Stellar Blade Demo Review | A slice of spectacle and potential

Estimated read time 5 min read

Stellar Blade is definitely a unique title. It’s a game that has garnered a lot of attention with its flashy trailers and very… interesting character models. Ahead of the game’s release, we got to try a demo build of the game that allowed us to play through up until the first boss of the story. While I would say that, for the most part, I enjoyed my time with it, I also felt that the demo was not a good representation of what the game had to offer. It shows signs of an exhilarating action game but its bogged down by systems that feel underbaked with the limited amount of time we’re given with them. Here’s our Stellar Blade demo review.

The trailers for this game have been, for lack of a better term, stellar. It showcased flashy action with incredible graphics. I thought it was going to be another experience with the likes of Devil May Cry or Bayonetta. Having gotten hands-on with it, I now realize it more or less takes after games like Dark Souls. Or at least, a slightly awkward interpretation of the formula. It doesn’t mean that Stellar Blade is a miss already. Quite the contrary. In the times where the game focuses on the spectacle of the action and the feel of it all, it’s one of the best gameplay experiences of the year. However, it also tries to add in world exploration in the mix that feels a little shallow in its execution.

The game actually kicks off at a high point. Literally. You play as EVE, member of the 7th Airborne Squad. You are hot-dropped into an alien-infested Earth, and it all goes south very quickly. This is where you’re introduced to the main combat mechanics. Stellar Blade is a simple third-person melee action game. You only have one set of light and heavy attacks which you can synergize together for some combos alongside dodges, blocks, and parries. There are also special skills you can use before they go on a quick cooldown. Combat animations are fantastic. Truly. If you’ve seen the trailers, you know what I mean. It is a visual treat, through and through.

If there was one issue I have with it, it’s in how slow it feels in the moment-t0-moment gameplay. Locking onto the enemy forces EVE to just slowly walk, unless you toggle sprint. This significantly throws off any momentum. It also doesn’t help that dodging, blocking, and parrying animations feel like there is a certain delay to them. Some of the enemies, especially the bosses, hit fast and hard and you can only chain together your defensive abilities for a few times until animations have to fully go through and reset, leaving you vulnerable. This can be a result of EVE having little to no upgrades at the beginning because looking at the skill trees, you do get to unlock tiers that feel like should’ve been a default option from the start.

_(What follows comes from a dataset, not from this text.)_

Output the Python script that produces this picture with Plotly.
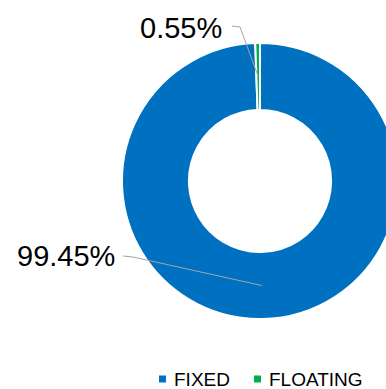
import math
import plotly.graph_objects as go

# Share of the portfolio by rate type
categories = ["FIXED", "FLOATING"]
shares = [99.45, 0.55]
colors = ["#0070C0", "#00B050"]
value_labels = [f"{v:.2f}%" for v in shares]

W, H = 520, 389
CX, CY, R = 260, 181, 138
HOLE = 0.515
FONT = "Liberation Sans, Arial, sans-serif"


def px(x):
    return x / W


def py(y):
    return 1 - y / H


fig = go.Figure(
    go.Pie(
        labels=categories,
        values=shares,
        hole=HOLE,
        sort=False,
        direction="clockwise",
        rotation=0,
        marker=dict(colors=colors, line=dict(color="white", width=2)),
        textinfo="none",
        showlegend=False,
        domain=dict(x=[0, 1], y=[py(CY + R), py(CY - R)]),
    )
)

# Leader-line anchors: middle of the ring at each slice's mid-angle
total = sum(shares)
r_mid = R * (1 + HOLE) / 2
anchors = []
cum = 0.0
for v in shares:
    theta = math.radians((cum + v / 2) / total * 360)
    anchors.append((CX + r_mid * math.sin(theta), CY - r_mid * math.cos(theta)))
    cum += v

# Label placement: (text right edge, text middle y, line start, elbow)
label_pos = [
    (117, 256, (123, 256), (133, 257)),  # FIXED
    (224, 28, (232, 26), (240, 27)),     # FLOATING
]

shapes = []
annotations = []
for text, (ax, ay), (tx, ty, s, e) in zip(value_labels, anchors, label_pos):
    path = (
        f"M {px(s[0])},{py(s[1])} L {px(e[0])},{py(e[1])} L {px(ax)},{py(ay)}"
    )
    shapes.append(dict(type="path", xref="paper", yref="paper", path=path,
                       line=dict(color="#A6A6A6", width=1)))
    annotations.append(dict(x=px(tx), y=py(ty), xref="paper", yref="paper",
                            text=text, showarrow=False, xanchor="right",
                            yanchor="middle",
                            font=dict(family=FONT, size=29, color="#000000")))

# Legend drawn as small squares with captions
legend_items = [(159, 172), (254, 267)]
for name, col, (sx, tx) in zip(categories, colors, legend_items):
    shapes.append(dict(type="rect", xref="paper", yref="paper",
                       x0=px(sx), x1=px(sx + 7), y0=py(382.5), y1=py(375.5),
                       fillcolor=col, line=dict(width=0)))
    annotations.append(dict(x=px(tx), y=py(379), xref="paper", yref="paper",
                            text=name, showarrow=False, xanchor="left",
                            yanchor="middle",
                            font=dict(family=FONT, size=19, color="#000000")))

fig.update_layout(
    width=W,
    height=H,
    margin=dict(l=0, r=0, t=0, b=0),
    paper_bgcolor="white",
    plot_bgcolor="white",
    shapes=shapes,
    annotations=annotations,
)

fig.write_html(
    "out.html",
    post_script=(
        "document.documentElement.style.overflow='hidden';"
        "document.body.style.overflow='hidden';"
    ),
)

On a brighter note, the presentation in the opening level is spectacular. You are thrusted into the middle of a war that you’re essentially losing, and the environmental visuals go above and beyond to communicate it. The same graphical quality can be said for both the character models (but you already knew that) and the enemies themselves. Stellar Blade is an impressive looking game, all while running on smooth performance. I played it on balanced mode, a nice in between favoring framerate and graphical fidelity, an option which I firmly believe more games on consoles need to have.

The problem with the demo is how it doesn’t do the game’s story any justice. After a great opening, a major turning point forces EVE to progress, but I’m not exactly sure as to why she’s doing it. The next part of the demo sees you exploring a destroyed city. An area in which the visual quality and narrative hooks take a significant nosedive.

In the demo build, exploration isn’t all that rewarding. More or less, you are set to go down a linear path that has a few, very obvious side streets that offer up extra enemies to beat for additional XP or some loot to collect. There are locked doors that you could only open on the other side, revealing a “shortcut” to an area that you really have no reason to come back to. Some of the main doors that you have to go through are unlocked by inputting a code that is just stored at a stone’s throw away. Hopefully, the level design and complexity significantly improve beyond the opening hour.

Once you bet the first boss, a kickass trailer montage, showcasing future events and highlighting what the latter game combat looks like. All of which paint a much more enjoyable experience that the demo build doesn’t really do a good enough job of teasing. As an additional cherry on top, an additional mode gets unlocked in the form of Boss Challenge. This is where you get to fight a slightly harder version of the same one but with more unlocked skills and move sets. It looks, feels, and plays so much better. This answered a lot of the core issues I had.

Stellar Blade continues to be a game that I’m excited for. But only because it has shown what it can be like, and not because the demo build is all that convincing about it. I only hope that when it comes to the full release, it does a lot more at what it’s already so good at: delivering fantastic action, striking visuals, and an intriguing story.